3. Modlitwa i jej częstotliwość
Po wpisie zakończonym nawiązaniem do nawoływań muezina, podczas rozmowy z kolegą (pozdrawiam i dzięki za natchnienie) podła teza, że Turcja nie jest tak laicka jak się ją nazywa. Ależ skąd? Turcja jest laicka jak się należy, ale czy każdy z nas biegnie się modlić jak mu religia nakazuje? Albo jeszcze lepiej czy każdy w 95 % katolickim kraju (Polska) biegnie do kościoła, bo dzwony biją? ALEŻ SKĄD... Dlatego w Turcji 5 razy na dzień będzie słychać muezina nawołującego do modlitwy, ale to czy ktoś będzie się modlić to już inna para kaloszy. O to również zapytałam kiedyś G., a on ze swoim wrodzonym sarkazmem zapytał: "A co jeżeli ktoś jest pilotem i właśnie leci samolotem? albo lekarzem a operacja trwa kilka godzin?" Islam w Turcji mówi o powinności modlitw i jeżeli ludzie mogą to za pewne się modlą." W ostatni piątek w firmie nagle zamilkły wszystkie maszyny na zakładzie. Urzeczona tą ciszą podniosłam głowę znad komputera, co od razu zauważyła moja szefowa i od razu wytłumaczyła mi, że jest piątek i czas na modlitwę mężczyzn, więc wyłączyli wszystko, a za pół godziny wszystko wróciło do normy. Właściciel pojawił się w firmie przechadzając się od biurka do biurka z założonymi z tyłu rękami. Kiedy zdążyłam się przyjrzeć między palcami przekładał koraliki muzułmańskiego różańca, dokładnie takiego samego jak wisi nad drzwiami w moim pokoju.

turecki różaniec
Z drugiej jednak strony są państwa, które przestrzegają czasu modlitw. Podczas kursu na pilota wycieczek nasz ulubiony wykładowca, który zjeździł świat wzdłuż i wszerz, pan P.G. opowiadał o podróży na Bliski Wschód. Nie powiem w jakim to było państwie, bo nie pamiętam, ale na pewno Bliski Wschód. Kiedy podróżował lokalnym środkiem transportu w postaci rozklekotanego autobusu, w pewnym momencie autobus zatrzymał się i wszyscy go opuścili po środku niczego. Wyjęli swoje dywaniki czy inne rzeczy i zaczęli się modlić oczywiście w kierunku Mekki. Więc nasz prowadzący wyjął swój egzemplarz Biblii i zaczął go czytać. Jeden ze współtowarzyszy podróży poklepał go po ramieniu i na migi pokazał, że jest w porządku. W świecie islamu lepiej być wierzącym niż ateistą.
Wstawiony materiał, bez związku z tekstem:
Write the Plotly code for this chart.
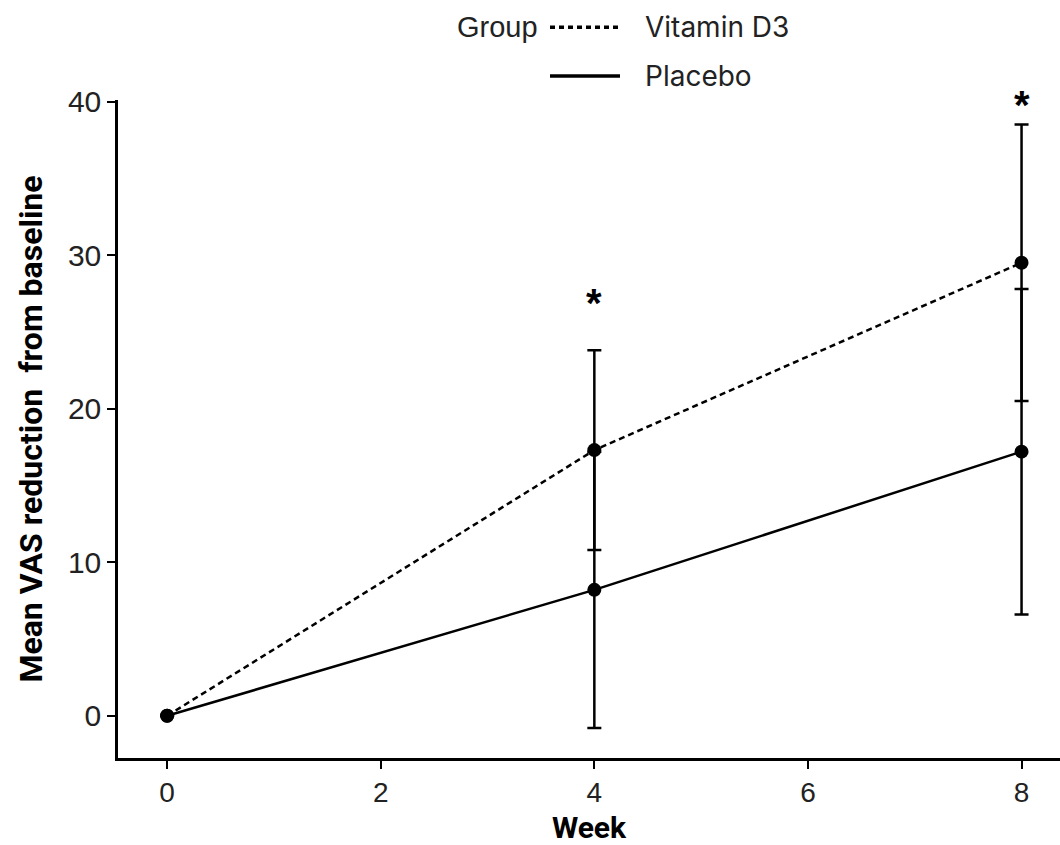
import plotly.graph_objects as go

weeks = [0, 4, 8]
vitd_mean = [0, 17.3, 29.5]
vitd_err = [0, 6.5, 9.0]
plac_mean = [0, 8.2, 17.2]
plac_err = [0, 9.0, 10.6]
star_weeks = [4, 8]
star_y = [27.4, 40.3]
x_ticks = [0, 2, 4, 6, 8]
y_ticks = [0, 10, 20, 30, 40]
group_names = ["Vitamin D3", "Placebo"]
legend_title = "Group"

X_RANGE = [-0.46, 8.36]
Y_RANGE = [-2.75, 40.1]

fig = go.Figure()

fig.add_trace(go.Scatter(
    x=weeks, y=plac_mean, mode="lines+markers", name=group_names[1], showlegend=False,
    line=dict(color="black", width=2.5),
    marker=dict(color="black", size=14),
    error_y=dict(type="data", array=plac_err, visible=True, color="black", thickness=2.5, width=7),
))
fig.add_trace(go.Scatter(
    x=weeks, y=vitd_mean, mode="lines+markers", name=group_names[0], showlegend=False,
    line=dict(color="black", width=2.5, dash="6px,4px"),
    marker=dict(color="black", size=14),
    error_y=dict(type="data", array=vitd_err, visible=True, color="black", thickness=2.5, width=7),
))

# significance stars (converted to axis-domain fraction so they are not hidden above the range)
for xw, ys in zip(star_weeks, star_y):
    frac = (ys - Y_RANGE[0]) / (Y_RANGE[1] - Y_RANGE[0])
    fig.add_annotation(x=xw, y=frac, xref="x", yref="y domain", text="<b>*</b>", showarrow=False,
                       yshift=16, font=dict(size=40, color="black", family="Liberation Sans"))

# legend drawn as keys + labels above the plot
fig.add_annotation(x=0.448, y=1.1106, xref="paper", yref="paper", xanchor="right", yanchor="middle",
                   text=legend_title, showarrow=False,
                   font=dict(size=29, family="Liberation Sans", color="#222"))
key_dash = ["5px,4px", "solid"]
key_y = [1.1106, 1.0364]
for name, dsh, ky in zip(group_names, key_dash, key_y):
    fig.add_shape(type="line", xref="paper", yref="paper", x0=0.4586, x1=0.5329, y0=ky, y1=ky,
                  line=dict(color="black", width=3.5, dash=dsh))
    fig.add_annotation(x=0.5573, y=ky, xref="paper", yref="paper", xanchor="left", yanchor="middle",
                       text=name, showarrow=False,
                       font=dict(size=28, family="Inter", color="#222"))

fig.update_layout(
    width=1060, height=845,
    margin=dict(l=118, r=0, t=100, b=85),
    plot_bgcolor="white", paper_bgcolor="white",
    font=dict(family="Liberation Sans", color="black"),
    showlegend=False,
    xaxis=dict(
        range=X_RANGE, tickvals=x_ticks, ticktext=[str(v) for v in x_ticks],
        showline=True, linecolor="black", linewidth=2.5, mirror=False,
        ticks="outside", ticklen=8, tickwidth=2, tickcolor="black",
        showgrid=False, zeroline=False,
        tickfont=dict(size=28, family="Liberation Sans", color="#222"),
        title=dict(text="<b>Week</b>", font=dict(size=30, family="Roboto", color="black"), standoff=16),
    ),
    yaxis=dict(
        range=Y_RANGE, tickvals=y_ticks, ticktext=[str(v) for v in y_ticks],
        showline=True, linecolor="black", linewidth=2.5,
        ticks="outside", ticklen=8, tickwidth=2, tickcolor="black",
        showgrid=False, zeroline=False,
        tickfont=dict(size=30, family="Liberation Sans", color="#222"),
        title=dict(text="<b>Mean VAS reduction  from baseline</b>", font=dict(size=32, family="Roboto", color="black"), standoff=16),
    ),
)

fig.write_html("out.html")
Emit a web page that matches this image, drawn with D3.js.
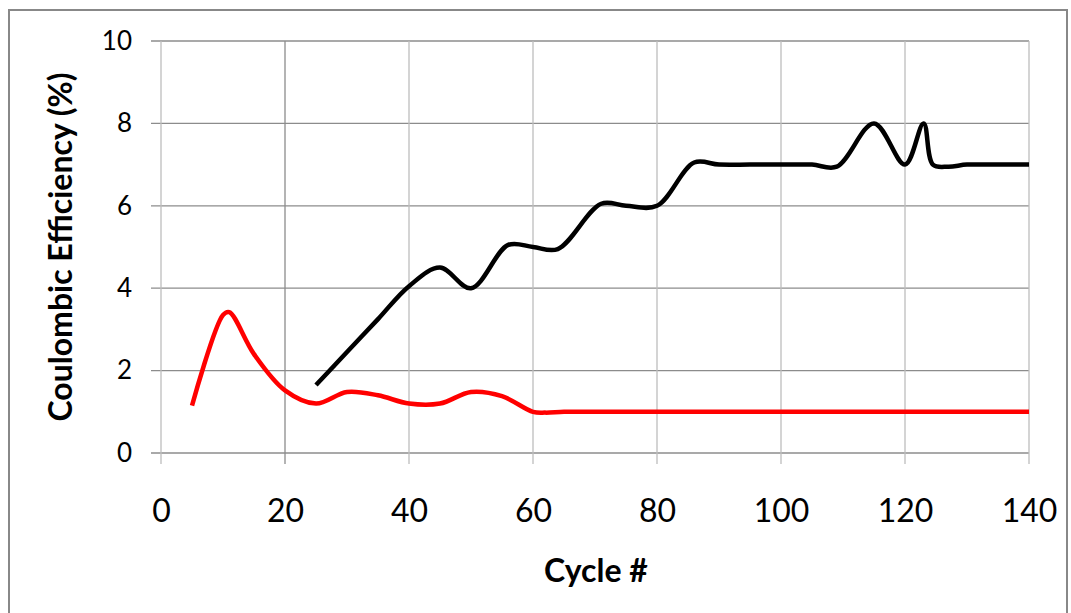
<!DOCTYPE html>
<html>
<head>
<meta charset="utf-8">
<script src="https://cdn.jsdelivr.net/npm/d3@7"></script>
<style>
  body { margin: 0; background: #fff; }
  text { font-family: Lato, "Open Sans", sans-serif; }
</style>
</head>
<body>
<script>
// data
var xTicks = [0, 20, 40, 60, 80, 100, 120, 140];
var yTicks = [0, 2, 4, 6, 8, 10];

var redCycles = [5, 10, 11, 15, 20, 25, 30, 35, 40, 45, 50, 55, 60, 62, 65, 70, 80, 90, 100, 110, 120, 130, 140];
var redValues = [1.15, 3.35, 3.42, 2.4, 1.52, 1.2, 1.48, 1.4, 1.2, 1.2, 1.48, 1.38, 1.0, 0.98, 1.0, 1.0, 1.0, 1.0, 1.0, 1.0, 1.0, 1.0, 1.0];

var blackCycles = [25, 30, 35, 40, 45, 50, 56, 60, 64, 71, 75, 80, 86, 90, 95, 100, 105, 109, 115, 120, 123, 124.5, 127, 130, 135, 140];
var blackValues = [1.65, 2.45, 3.25, 4.05, 4.5, 4.0, 5.05, 5.0, 4.95, 6.05, 6.0, 6.0, 7.05, 7.0, 7.0, 7.0, 7.0, 6.95, 8.0, 7.0, 8.0, 7.0, 6.95, 7.0, 7.0, 7.0];

var width = 1071, height = 613;

var svg = d3.select("body").append("svg")
  .attr("width", width)
  .attr("height", height);

// outer chart border
svg.append("rect")
  .attr("x", 9).attr("y", 10)
  .attr("width", 1058).attr("height", 610)
  .attr("fill", "none")
  .attr("stroke", "#888")
  .attr("stroke-width", 2);

var x = d3.scaleLinear().domain([0, 140]).range([161, 1029]);
var y = d3.scaleLinear().domain([0, 10]).range([453, 41]);

/* grid */
svg.append("g").selectAll("line")
  .data(yTicks)
  .enter().append("line")
    .attr("x1", 151).attr("x2", x(140))
    .attr("y1", function(d) { return y(d); })
    .attr("y2", function(d) { return y(d); })
    .attr("stroke", "#8c8c8c")
    .attr("stroke-width", 1.3);

svg.append("g").selectAll("line")
  .data(xTicks)
  .enter().append("line")
    .attr("x1", function(d) { return x(d); })
    .attr("x2", function(d) { return x(d); })
    .attr("y1", y(10)).attr("y2", 464)
    .attr("stroke", function(d) { return d == 20 ? "#8c8c8c" : "#bdbdbd"; })
    .attr("stroke-width", 1.3);

/* axes labels */
var yAxis = d3.axisLeft(y).tickValues(yTicks).tickSize(0).tickPadding(0);
var gy = svg.append("g").attr("transform", "translate(132,0)").call(yAxis);
gy.select(".domain").remove();
gy.selectAll("text")
  .attr("font-size", 26)
  .attr("fill", "#000")
  .style("font-family", "Lato, sans-serif");

var xAxis = d3.axisBottom(x).tickValues(xTicks).tickSize(0).tickPadding(0);
var gx = svg.append("g").attr("transform", "translate(0,499)").call(xAxis);
gx.select(".domain").remove();
gx.selectAll("text")
  .attr("font-size", 32)
  .attr("fill", "#000")
  .style("font-family", "Lato, sans-serif");

svg.append("text")
  .attr("x", 596).attr("y", 582)
  .attr("text-anchor", "middle")
  .attr("font-size", 32)
  .attr("font-weight", "bold")
  .text("Cycle #");

svg.append("text")
  .attr("transform", "translate(72,247) rotate(-90)")
  .attr("text-anchor", "middle")
  .attr("font-size", 32)
  .attr("font-weight", "bold")
  .text("Coulombic Efficiency (%)");

/* series */
var line = d3.line()
  .x(function(d) { return x(d[0]); })
  .y(function(d) { return y(d[1]); })
  .curve(d3.curveCatmullRom.alpha(0.5));

var red = d3.zip(redCycles, redValues);
var black = d3.zip(blackCycles, blackValues);

svg.append("path")
  .datum(red)
  .attr("d", line)
  .attr("fill", "none")
  .attr("stroke", "#ff0000")
  .attr("stroke-width", 4.5);

svg.append("path")
  .datum(black)
  .attr("d", line)
  .attr("fill", "none")
  .attr("stroke", "#000")
  .attr("stroke-width", 4.5);
</script>
</body>
</html>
Więc to tak w skrócie... Mam nadzieję, że w możliwie logiczny sposób wyraziłam to co zdążyłam zrozumieć. Jeżeli macie inne życzenia co do treści, to piszcie, chętnie je spełnię jeżeli tylko będę je potrafiła ogarnąć umysłem.

Wpis dedykuję Karolinie - spełnienia marzeń !

1 komentarz:

  1. Dzięki Iza, bardzo miło mi się to czytało, pojawiła się we mnie chęć posiadania muzułmańskiego różańca ..... Jedno zauważyłam muzułmanie nie wstydzą się modlitwy, "my katolicy" tak. Niewyobrażalne dla nas jest modlić się w miejscu pracy, a co dopiero tolerować taką modlitwę celebrowaną przez innych. Odwagę muzułmanów utożsamiam więc z tolerancją, modlić się to dla nich modlić się do Boga, zapatrzeni w jedność Boga,a nie w to w co ktoś wierzy. Dziękuje za dedykację, jestem zaszczycona. Buziaki.